Objective.
Exactly reproduce each line of the listing that follows.
════
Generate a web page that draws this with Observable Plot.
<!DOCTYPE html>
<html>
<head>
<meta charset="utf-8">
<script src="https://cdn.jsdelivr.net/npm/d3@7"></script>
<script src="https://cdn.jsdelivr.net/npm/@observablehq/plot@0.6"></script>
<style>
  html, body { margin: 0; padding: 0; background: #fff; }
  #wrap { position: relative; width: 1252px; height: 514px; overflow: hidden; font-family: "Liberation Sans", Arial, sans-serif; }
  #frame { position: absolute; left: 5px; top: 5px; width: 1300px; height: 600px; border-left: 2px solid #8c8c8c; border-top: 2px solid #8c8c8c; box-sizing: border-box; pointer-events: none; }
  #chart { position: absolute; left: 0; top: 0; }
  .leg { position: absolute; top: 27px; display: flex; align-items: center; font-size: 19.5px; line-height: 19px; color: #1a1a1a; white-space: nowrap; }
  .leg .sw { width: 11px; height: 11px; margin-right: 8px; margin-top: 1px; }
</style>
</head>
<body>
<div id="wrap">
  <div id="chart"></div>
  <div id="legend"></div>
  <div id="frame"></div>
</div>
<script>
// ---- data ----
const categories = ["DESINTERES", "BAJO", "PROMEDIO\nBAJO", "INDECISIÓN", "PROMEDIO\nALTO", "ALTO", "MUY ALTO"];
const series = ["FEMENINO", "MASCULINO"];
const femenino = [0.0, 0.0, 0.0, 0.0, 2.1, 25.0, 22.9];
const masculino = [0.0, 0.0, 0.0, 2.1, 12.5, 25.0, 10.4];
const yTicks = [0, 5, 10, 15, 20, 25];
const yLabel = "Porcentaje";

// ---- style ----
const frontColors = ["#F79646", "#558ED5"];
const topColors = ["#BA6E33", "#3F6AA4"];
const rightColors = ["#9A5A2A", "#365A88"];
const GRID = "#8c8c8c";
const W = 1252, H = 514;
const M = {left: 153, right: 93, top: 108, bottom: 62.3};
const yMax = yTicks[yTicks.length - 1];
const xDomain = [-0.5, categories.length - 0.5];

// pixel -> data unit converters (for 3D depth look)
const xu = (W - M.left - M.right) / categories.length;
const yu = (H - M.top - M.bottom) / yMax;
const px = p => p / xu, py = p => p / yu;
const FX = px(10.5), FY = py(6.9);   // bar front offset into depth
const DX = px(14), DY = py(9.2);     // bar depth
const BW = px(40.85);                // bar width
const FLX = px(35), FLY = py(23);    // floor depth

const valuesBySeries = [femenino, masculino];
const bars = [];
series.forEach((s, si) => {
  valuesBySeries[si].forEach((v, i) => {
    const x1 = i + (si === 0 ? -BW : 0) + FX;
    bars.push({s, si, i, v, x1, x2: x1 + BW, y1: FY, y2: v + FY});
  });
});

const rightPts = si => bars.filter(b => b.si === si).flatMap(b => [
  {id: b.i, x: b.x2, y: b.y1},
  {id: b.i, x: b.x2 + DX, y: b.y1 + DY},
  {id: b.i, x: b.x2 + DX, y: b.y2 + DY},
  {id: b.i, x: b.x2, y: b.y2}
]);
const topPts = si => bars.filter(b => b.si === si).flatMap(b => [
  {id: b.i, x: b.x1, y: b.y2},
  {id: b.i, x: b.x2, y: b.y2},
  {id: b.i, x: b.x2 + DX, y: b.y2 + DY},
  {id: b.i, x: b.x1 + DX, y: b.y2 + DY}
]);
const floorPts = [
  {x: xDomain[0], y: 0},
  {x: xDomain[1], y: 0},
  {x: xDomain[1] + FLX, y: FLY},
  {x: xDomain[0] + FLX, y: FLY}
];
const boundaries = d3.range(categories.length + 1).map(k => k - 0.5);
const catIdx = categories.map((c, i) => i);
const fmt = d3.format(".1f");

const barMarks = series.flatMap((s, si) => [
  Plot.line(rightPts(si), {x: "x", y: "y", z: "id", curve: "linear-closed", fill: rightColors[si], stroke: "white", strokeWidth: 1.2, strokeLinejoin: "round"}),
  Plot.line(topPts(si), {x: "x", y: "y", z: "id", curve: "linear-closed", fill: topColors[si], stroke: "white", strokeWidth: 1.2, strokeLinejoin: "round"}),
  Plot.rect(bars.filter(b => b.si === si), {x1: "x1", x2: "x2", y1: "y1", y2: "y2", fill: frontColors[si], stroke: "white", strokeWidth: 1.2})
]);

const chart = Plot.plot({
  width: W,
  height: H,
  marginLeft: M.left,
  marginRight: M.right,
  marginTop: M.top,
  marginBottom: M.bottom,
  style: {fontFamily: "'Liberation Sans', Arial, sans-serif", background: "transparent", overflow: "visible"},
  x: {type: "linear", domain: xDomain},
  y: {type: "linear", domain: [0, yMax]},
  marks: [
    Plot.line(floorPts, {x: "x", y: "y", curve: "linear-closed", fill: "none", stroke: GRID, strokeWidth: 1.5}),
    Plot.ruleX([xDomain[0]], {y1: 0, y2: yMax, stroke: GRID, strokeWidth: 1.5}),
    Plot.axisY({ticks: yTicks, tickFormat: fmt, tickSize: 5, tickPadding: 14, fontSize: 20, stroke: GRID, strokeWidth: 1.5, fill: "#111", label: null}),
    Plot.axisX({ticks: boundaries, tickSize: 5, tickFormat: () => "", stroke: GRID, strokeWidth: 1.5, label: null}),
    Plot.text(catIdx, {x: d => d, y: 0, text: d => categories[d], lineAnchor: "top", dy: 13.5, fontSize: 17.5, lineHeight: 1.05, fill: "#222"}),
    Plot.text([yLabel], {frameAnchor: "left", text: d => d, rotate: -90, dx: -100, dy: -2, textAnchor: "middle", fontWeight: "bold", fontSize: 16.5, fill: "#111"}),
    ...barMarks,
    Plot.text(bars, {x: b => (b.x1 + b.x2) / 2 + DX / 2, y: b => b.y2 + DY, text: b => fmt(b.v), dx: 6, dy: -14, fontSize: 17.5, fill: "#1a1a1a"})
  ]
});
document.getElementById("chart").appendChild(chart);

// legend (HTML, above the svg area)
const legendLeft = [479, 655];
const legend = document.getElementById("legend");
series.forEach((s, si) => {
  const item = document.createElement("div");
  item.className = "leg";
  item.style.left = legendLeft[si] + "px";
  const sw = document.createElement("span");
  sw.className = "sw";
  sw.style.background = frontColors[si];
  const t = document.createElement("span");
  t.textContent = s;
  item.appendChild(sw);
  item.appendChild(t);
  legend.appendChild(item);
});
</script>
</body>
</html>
════
Worked solution.
Generate a web page that draws this with Observable Plot.
<!DOCTYPE html>
<html>
<head>
<meta charset="utf-8">
<script src="https://cdn.jsdelivr.net/npm/d3@7"></script>
<script src="https://cdn.jsdelivr.net/npm/@observablehq/plot@0.6"></script>
<style>
  html, body { margin: 0; padding: 0; background: #fff; }
  #wrap { position: relative; width: 1252px; height: 514px; overflow: hidden; font-family: "Liberation Sans", Arial, sans-serif; }
  #frame { position: absolute; left: 5px; top: 5px; width: 1300px; height: 600px; border-left: 2px solid #8c8c8c; border-top: 2px solid #8c8c8c; box-sizing: border-box; pointer-events: none; }
  #chart { position: absolute; left: 0; top: 0; }
  .leg { position: absolute; top: 27px; display: flex; align-items: center; font-size: 19.5px; line-height: 19px; color: #1a1a1a; white-space: nowrap; }
  .leg .sw { width: 11px; height: 11px; margin-right: 8px; margin-top: 1px; }
</style>
</head>
<body>
<div id="wrap">
  <div id="chart"></div>
  <div id="legend"></div>
  <div id="frame"></div>
</div>
<script>
// ---- data ----
const categories = ["DESINTERES", "BAJO", "PROMEDIO\nBAJO", "INDECISIÓN", "PROMEDIO\nALTO", "ALTO", "MUY ALTO"];
const series = ["FEMENINO", "MASCULINO"];
const femenino = [0.0, 0.0, 0.0, 0.0, 2.1, 25.0, 22.9];
const masculino = [0.0, 0.0, 0.0, 2.1, 12.5, 25.0, 10.4];
const yTicks = [0, 5, 10, 15, 20, 25];
const yLabel = "Porcentaje";

// ---- style ----
const frontColors = ["#F79646", "#558ED5"];
const topColors = ["#BA6E33", "#3F6AA4"];
const rightColors = ["#9A5A2A", "#365A88"];
const GRID = "#8c8c8c";
const W = 1252, H = 514;
const M = {left: 153, right: 93, top: 108, bottom: 62.3};
const yMax = yTicks[yTicks.length - 1];
const xDomain = [-0.5, categories.length - 0.5];

// pixel -> data unit converters (for 3D depth look)
const xu = (W - M.left - M.right) / categories.length;
const yu = (H - M.top - M.bottom) / yMax;
const px = p => p / xu, py = p => p / yu;
const FX = px(10.5), FY = py(6.9);   // bar front offset into depth
const DX = px(14), DY = py(9.2);     // bar depth
const BW = px(40.85);                // bar width
const FLX = px(35), FLY = py(23);    // floor depth

const valuesBySeries = [femenino, masculino];
const bars = [];
series.forEach((s, si) => {
  valuesBySeries[si].forEach((v, i) => {
    const x1 = i + (si === 0 ? -BW : 0) + FX;
    bars.push({s, si, i, v, x1, x2: x1 + BW, y1: FY, y2: v + FY});
  });
});

const rightPts = si => bars.filter(b => b.si === si).flatMap(b => [
  {id: b.i, x: b.x2, y: b.y1},
  {id: b.i, x: b.x2 + DX, y: b.y1 + DY},
  {id: b.i, x: b.x2 + DX, y: b.y2 + DY},
  {id: b.i, x: b.x2, y: b.y2}
]);
const topPts = si => bars.filter(b => b.si === si).flatMap(b => [
  {id: b.i, x: b.x1, y: b.y2},
  {id: b.i, x: b.x2, y: b.y2},
  {id: b.i, x: b.x2 + DX, y: b.y2 + DY},
  {id: b.i, x: b.x1 + DX, y: b.y2 + DY}
]);
const floorPts = [
  {x: xDomain[0], y: 0},
  {x: xDomain[1], y: 0},
  {x: xDomain[1] + FLX, y: FLY},
  {x: xDomain[0] + FLX, y: FLY}
];
const boundaries = d3.range(categories.length + 1).map(k => k - 0.5);
const catIdx = categories.map((c, i) => i);
const fmt = d3.format(".1f");

const barMarks = series.flatMap((s, si) => [
  Plot.line(rightPts(si), {x: "x", y: "y", z: "id", curve: "linear-closed", fill: rightColors[si], stroke: "white", strokeWidth: 1.2, strokeLinejoin: "round"}),
  Plot.line(topPts(si), {x: "x", y: "y", z: "id", curve: "linear-closed", fill: topColors[si], stroke: "white", strokeWidth: 1.2, strokeLinejoin: "round"}),
  Plot.rect(bars.filter(b => b.si === si), {x1: "x1", x2: "x2", y1: "y1", y2: "y2", fill: frontColors[si], stroke: "white", strokeWidth: 1.2})
]);

const chart = Plot.plot({
  width: W,
  height: H,
  marginLeft: M.left,
  marginRight: M.right,
  marginTop: M.top,
  marginBottom: M.bottom,
  style: {fontFamily: "'Liberation Sans', Arial, sans-serif", background: "transparent", overflow: "visible"},
  x: {type: "linear", domain: xDomain},
  y: {type: "linear", domain: [0, yMax]},
  marks: [
    Plot.line(floorPts, {x: "x", y: "y", curve: "linear-closed", fill: "none", stroke: GRID, strokeWidth: 1.5}),
    Plot.ruleX([xDomain[0]], {y1: 0, y2: yMax, stroke: GRID, strokeWidth: 1.5}),
    Plot.axisY({ticks: yTicks, tickFormat: fmt, tickSize: 5, tickPadding: 14, fontSize: 20, stroke: GRID, strokeWidth: 1.5, fill: "#111", label: null}),
    Plot.axisX({ticks: boundaries, tickSize: 5, tickFormat: () => "", stroke: GRID, strokeWidth: 1.5, label: null}),
    Plot.text(catIdx, {x: d => d, y: 0, text: d => categories[d], lineAnchor: "top", dy: 13.5, fontSize: 17.5, lineHeight: 1.05, fill: "#222"}),
    Plot.text([yLabel], {frameAnchor: "left", text: d => d, rotate: -90, dx: -100, dy: -2, textAnchor: "middle", fontWeight: "bold", fontSize: 16.5, fill: "#111"}),
    ...barMarks,
    Plot.text(bars, {x: b => (b.x1 + b.x2) / 2 + DX / 2, y: b => b.y2 + DY, text: b => fmt(b.v), dx: 6, dy: -14, fontSize: 17.5, fill: "#1a1a1a"})
  ]
});
document.getElementById("chart").appendChild(chart);

// legend (HTML, above the svg area)
const legendLeft = [479, 655];
const legend = document.getElementById("legend");
series.forEach((s, si) => {
  const item = document.createElement("div");
  item.className = "leg";
  item.style.left = legendLeft[si] + "px";
  const sw = document.createElement("span");
  sw.className = "sw";
  sw.style.background = frontColors[si];
  const t = document.createElement("span");
  t.textContent = s;
  item.appendChild(sw);
  item.appendChild(t);
  legend.appendChild(item);
});
</script>
</body>
</html>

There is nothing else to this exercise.